DATASET CONTENT

----------

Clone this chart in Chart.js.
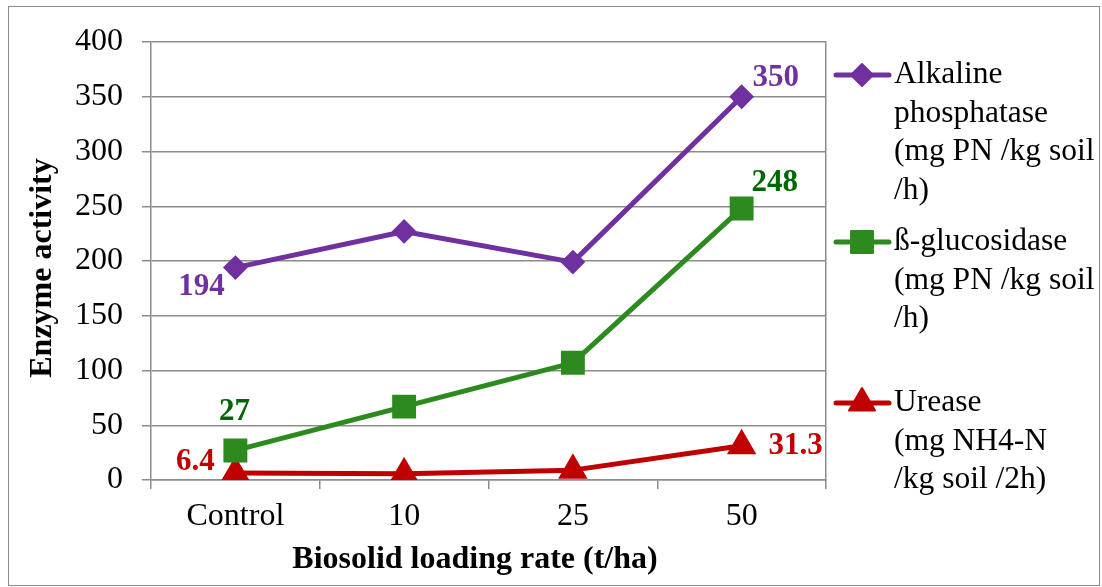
<!DOCTYPE html>
<html>
<head>
<meta charset="utf-8">
<script src="https://cdn.jsdelivr.net/npm/chart.js@4.4.0/dist/chart.umd.min.js"></script>
<style>
html,body{margin:0;padding:0;background:#fff;}
#wrap{width:1102px;height:587px;position:relative;}
</style>
</head>
<body>
<div id="wrap"><canvas id="c" width="1102" height="587"></canvas></div>
<script>
// ---- data ----
const categories = ['Control', '10', '25', '50'];
const alkalinePhosphatase = [194, 227, 199, 350];
const betaGlucosidase = [27, 67, 107, 248];
const urease = [6.4, 5.8, 9, 31.3];
const yMin = 0, yMax = 400, yStep = 50;
const legendTexts = [
  ['Alkaline', 'phosphatase', '(mg PN /kg soil', '/h)'],
  ['ß-glucosidase', '(mg PN /kg soil', '/h)'],
  ['Urease', '(mg NH4-N', '/kg soil /2h)']
];
const labelledIndices = [[0, 3], [0, 3], [0, 3]];
const xTitle = 'Biosolid loading rate (t/ha)';
const yTitle = 'Enzyme activity';

// ---- styles ----
const FONT = "'Liberation Serif', 'Times New Roman', serif";
const GRID = '#8c8c8c';
const purple = '#7030A0', green = '#2D8A1F', red = '#C00000';
const labelColors = ['#7030A0', '#006600', '#C00000'];
const labelOffsets = [
  {0: [-34, 19], 3: [34, -19]},
  {0: [-1, -38], 3: [33, -25]},
  {0: [-40, -11], 3: [54, 0]}
];

const frame = {
  id: 'frame',
  beforeDraw(chart) {
    const ctx = chart.ctx;
    ctx.save();
    ctx.fillStyle = '#fff';
    ctx.fillRect(0, 0, chart.width, chart.height);
    ctx.strokeStyle = GRID;
    ctx.lineWidth = 1;
    ctx.strokeRect(8.5, 6.5, 1091, 579);
    ctx.restore();
  },
  afterDraw(chart) {
    const ctx = chart.ctx;
    ctx.save();
    ctx.fillStyle = '#000';
    ctx.font = 'bold 32px ' + FONT;
    ctx.textAlign = 'center';
    ctx.textBaseline = 'middle';
    ctx.fillText(xTitle, 475, 560);
    ctx.translate(43, 268);
    ctx.rotate(-Math.PI / 2);
    ctx.fillText(yTitle, 0, 0);
    ctx.restore();
  }
};

const dataLabels = {
  id: 'dataLabels',
  afterDatasetsDraw(chart) {
    const ctx = chart.ctx;
    ctx.save();
    ctx.font = 'bold 31px ' + FONT;
    ctx.textAlign = 'center';
    ctx.textBaseline = 'middle';
    chart.data.datasets.forEach((ds, di) => {
      const meta = chart.getDatasetMeta(di);
      labelledIndices[di].forEach(i => {
        const el = meta.data[i];
        const off = labelOffsets[di][i];
        ctx.fillStyle = labelColors[di];
        ctx.fillText(String(ds.data[i]), el.x + off[0], el.y + off[1]);
      });
    });
    ctx.restore();
  }
};

function marker(ctx, style, r, bw, x, y) {
  if (Chart.helpers && Chart.helpers.drawPoint) {
    Chart.helpers.drawPoint(ctx, {pointStyle: style, radius: r, borderWidth: bw, rotation: 0}, x, y);
    return;
  }
  ctx.beginPath();
  if (style === 'rectRot') {
    ctx.moveTo(x - r, y); ctx.lineTo(x, y - r); ctx.lineTo(x + r, y); ctx.lineTo(x, y + r);
  } else if (style === 'rect') {
    const s = Math.SQRT1_2 * r; ctx.rect(x - s, y - s, 2 * s, 2 * s);
  } else {
    for (let k = 0; k < 3; k++) {
      const a = k * 2 * Math.PI / 3;
      const px = x + Math.sin(a) * r, py = y - Math.cos(a) * r;
      k ? ctx.lineTo(px, py) : ctx.moveTo(px, py);
    }
  }
  ctx.closePath(); ctx.fill(); if (bw > 0) ctx.stroke();
}

const sideLegend = {
  id: 'sideLegend',
  afterDraw(chart) {
    const ctx = chart.ctx;
    const tops = [75, 242, 403];
    const lh = 38.5;
    ctx.save();
    chart.data.datasets.forEach((ds, di) => {
      const y = tops[di];
      ctx.strokeStyle = ds.borderColor;
      ctx.lineWidth = ds.borderWidth;
      ctx.lineCap = 'round';
      ctx.beginPath(); ctx.moveTo(836, y); ctx.lineTo(889, y); ctx.stroke();
      ctx.fillStyle = ds.pointBackgroundColor;
      ctx.strokeStyle = ds.pointBorderColor;
      ctx.lineWidth = ds.pointBorderWidth;
      ctx.lineJoin = 'round';
      marker(ctx, ds.pointStyle, ds.pointRadius, ds.pointBorderWidth, 862, y);
      ctx.fillStyle = '#000';
      ctx.font = '31.5px ' + FONT;
      ctx.textAlign = 'left';
      ctx.textBaseline = 'middle';
      legendTexts[di].forEach((t, li) => ctx.fillText(t, 894, y + li * lh));
    });
    ctx.restore();
  }
};

function series(data, color, style, radius) {
  return {
    data: data,
    borderColor: color,
    backgroundColor: color,
    borderWidth: 5,
    borderJoinStyle: 'round',
    borderCapStyle: 'round',
    tension: 0,
    pointStyle: style,
    pointRadius: radius,
    pointHoverRadius: radius,
    pointBackgroundColor: color,
    pointBorderColor: color,
    pointBorderWidth: 2,
    fill: false
  };
}

new Chart(document.getElementById('c'), {
  type: 'line',
  data: {
    labels: categories,
    datasets: [
      series(alkalinePhosphatase, purple, 'rectRot', 11),
      series(betaGlucosidase, green, 'rect', 15.5),
      series(urease, red, 'triangle', 15)
    ]
  },
  options: {
    responsive: false,
    devicePixelRatio: 1,
    animation: false,
    events: [],
    layout: {padding: {left: 0, right: 276, top: 42, bottom: 0}},
    plugins: {legend: {display: false}, tooltip: {enabled: false}},
    scales: {
      x: {
        type: 'category',
        offset: true,
        grid: {display: true, offset: true, drawOnChartArea: false, drawTicks: true, tickLength: 9, color: GRID, lineWidth: 1.5},
        border: {display: true, color: GRID, width: 1.5},
        ticks: {font: {family: FONT, size: 32}, color: '#000', padding: 8, maxRotation: 0, autoSkip: false},
        afterFit(s) { s.height = 107; }
      },
      y: {
        min: yMin, max: yMax,
        ticks: {stepSize: yStep, font: {family: FONT, size: 32}, color: '#000', padding: 19},
        grid: {color: GRID, lineWidth: 1.5, drawTicks: true, tickLength: 9},
        border: {display: true, color: GRID, width: 1.5},
        afterFit(s) { s.width = 151; }
      },
      y2: {
        position: 'right',
        min: yMin, max: yMax,
        display: true,
        grid: {display: false, drawTicks: false},
        ticks: {display: false},
        border: {display: true, color: GRID, width: 1.5},
        afterFit(s) { s.width = 0; }
      }
    }
  },
  plugins: [frame, dataLabels, sideLegend]
});
</script>
</body>
</html>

----------

WRITTEN TASK
The pictures should not be reproduced; quote all of the other material exactly.

RESPONSE TO THE EXERCISE
Clone this chart in Chart.js.
<!DOCTYPE html>
<html>
<head>
<meta charset="utf-8">
<script src="https://cdn.jsdelivr.net/npm/chart.js@4.4.0/dist/chart.umd.min.js"></script>
<style>
html,body{margin:0;padding:0;background:#fff;}
#wrap{width:1102px;height:587px;position:relative;}
</style>
</head>
<body>
<div id="wrap"><canvas id="c" width="1102" height="587"></canvas></div>
<script>
// ---- data ----
const categories = ['Control', '10', '25', '50'];
const alkalinePhosphatase = [194, 227, 199, 350];
const betaGlucosidase = [27, 67, 107, 248];
const urease = [6.4, 5.8, 9, 31.3];
const yMin = 0, yMax = 400, yStep = 50;
const legendTexts = [
  ['Alkaline', 'phosphatase', '(mg PN /kg soil', '/h)'],
  ['ß-glucosidase', '(mg PN /kg soil', '/h)'],
  ['Urease', '(mg NH4-N', '/kg soil /2h)']
];
const labelledIndices = [[0, 3], [0, 3], [0, 3]];
const xTitle = 'Biosolid loading rate (t/ha)';
const yTitle = 'Enzyme activity';

// ---- styles ----
const FONT = "'Liberation Serif', 'Times New Roman', serif";
const GRID = '#8c8c8c';
const purple = '#7030A0', green = '#2D8A1F', red = '#C00000';
const labelColors = ['#7030A0', '#006600', '#C00000'];
const labelOffsets = [
  {0: [-34, 19], 3: [34, -19]},
  {0: [-1, -38], 3: [33, -25]},
  {0: [-40, -11], 3: [54, 0]}
];

const frame = {
  id: 'frame',
  beforeDraw(chart) {
    const ctx = chart.ctx;
    ctx.save();
    ctx.fillStyle = '#fff';
    ctx.fillRect(0, 0, chart.width, chart.height);
    ctx.strokeStyle = GRID;
    ctx.lineWidth = 1;
    ctx.strokeRect(8.5, 6.5, 1091, 579);
    ctx.restore();
  },
  afterDraw(chart) {
    const ctx = chart.ctx;
    ctx.save();
    ctx.fillStyle = '#000';
    ctx.font = 'bold 32px ' + FONT;
    ctx.textAlign = 'center';
    ctx.textBaseline = 'middle';
    ctx.fillText(xTitle, 475, 560);
    ctx.translate(43, 268);
    ctx.rotate(-Math.PI / 2);
    ctx.fillText(yTitle, 0, 0);
    ctx.restore();
  }
};

const dataLabels = {
  id: 'dataLabels',
  afterDatasetsDraw(chart) {
    const ctx = chart.ctx;
    ctx.save();
    ctx.font = 'bold 31px ' + FONT;
    ctx.textAlign = 'center';
    ctx.textBaseline = 'middle';
    chart.data.datasets.forEach((ds, di) => {
      const meta = chart.getDatasetMeta(di);
      labelledIndices[di].forEach(i => {
        const el = meta.data[i];
        const off = labelOffsets[di][i];
        ctx.fillStyle = labelColors[di];
        ctx.fillText(String(ds.data[i]), el.x + off[0], el.y + off[1]);
      });
    });
    ctx.restore();
  }
};

function marker(ctx, style, r, bw, x, y) {
  if (Chart.helpers && Chart.helpers.drawPoint) {
    Chart.helpers.drawPoint(ctx, {pointStyle: style, radius: r, borderWidth: bw, rotation: 0}, x, y);
    return;
  }
  ctx.beginPath();
  if (style === 'rectRot') {
    ctx.moveTo(x - r, y); ctx.lineTo(x, y - r); ctx.lineTo(x + r, y); ctx.lineTo(x, y + r);
  } else if (style === 'rect') {
    const s = Math.SQRT1_2 * r; ctx.rect(x - s, y - s, 2 * s, 2 * s);
  } else {
    for (let k = 0; k < 3; k++) {
      const a = k * 2 * Math.PI / 3;
      const px = x + Math.sin(a) * r, py = y - Math.cos(a) * r;
      k ? ctx.lineTo(px, py) : ctx.moveTo(px, py);
    }
  }
  ctx.closePath(); ctx.fill(); if (bw > 0) ctx.stroke();
}

const sideLegend = {
  id: 'sideLegend',
  afterDraw(chart) {
    const ctx = chart.ctx;
    const tops = [75, 242, 403];
    const lh = 38.5;
    ctx.save();
    chart.data.datasets.forEach((ds, di) => {
      const y = tops[di];
      ctx.strokeStyle = ds.borderColor;
      ctx.lineWidth = ds.borderWidth;
      ctx.lineCap = 'round';
      ctx.beginPath(); ctx.moveTo(836, y); ctx.lineTo(889, y); ctx.stroke();
      ctx.fillStyle = ds.pointBackgroundColor;
      ctx.strokeStyle = ds.pointBorderColor;
      ctx.lineWidth = ds.pointBorderWidth;
      ctx.lineJoin = 'round';
      marker(ctx, ds.pointStyle, ds.pointRadius, ds.pointBorderWidth, 862, y);
      ctx.fillStyle = '#000';
      ctx.font = '31.5px ' + FONT;
      ctx.textAlign = 'left';
      ctx.textBaseline = 'middle';
      legendTexts[di].forEach((t, li) => ctx.fillText(t, 894, y + li * lh));
    });
    ctx.restore();
  }
};

function series(data, color, style, radius) {
  return {
    data: data,
    borderColor: color,
    backgroundColor: color,
    borderWidth: 5,
    borderJoinStyle: 'round',
    borderCapStyle: 'round',
    tension: 0,
    pointStyle: style,
    pointRadius: radius,
    pointHoverRadius: radius,
    pointBackgroundColor: color,
    pointBorderColor: color,
    pointBorderWidth: 2,
    fill: false
  };
}

new Chart(document.getElementById('c'), {
  type: 'line',
  data: {
    labels: categories,
    datasets: [
      series(alkalinePhosphatase, purple, 'rectRot', 11),
      series(betaGlucosidase, green, 'rect', 15.5),
      series(urease, red, 'triangle', 15)
    ]
  },
  options: {
    responsive: false,
    devicePixelRatio: 1,
    animation: false,
    events: [],
    layout: {padding: {left: 0, right: 276, top: 42, bottom: 0}},
    plugins: {legend: {display: false}, tooltip: {enabled: false}},
    scales: {
      x: {
        type: 'category',
        offset: true,
        grid: {display: true, offset: true, drawOnChartArea: false, drawTicks: true, tickLength: 9, color: GRID, lineWidth: 1.5},
        border: {display: true, color: GRID, width: 1.5},
        ticks: {font: {family: FONT, size: 32}, color: '#000', padding: 8, maxRotation: 0, autoSkip: false},
        afterFit(s) { s.height = 107; }
      },
      y: {
        min: yMin, max: yMax,
        ticks: {stepSize: yStep, font: {family: FONT, size: 32}, color: '#000', padding: 19},
        grid: {color: GRID, lineWidth: 1.5, drawTicks: true, tickLength: 9},
        border: {display: true, color: GRID, width: 1.5},
        afterFit(s) { s.width = 151; }
      },
      y2: {
        position: 'right',
        min: yMin, max: yMax,
        display: true,
        grid: {display: false, drawTicks: false},
        ticks: {display: false},
        border: {display: true, color: GRID, width: 1.5},
        afterFit(s) { s.width = 0; }
      }
    }
  },
  plugins: [frame, dataLabels, sideLegend]
});
</script>
</body>
</html>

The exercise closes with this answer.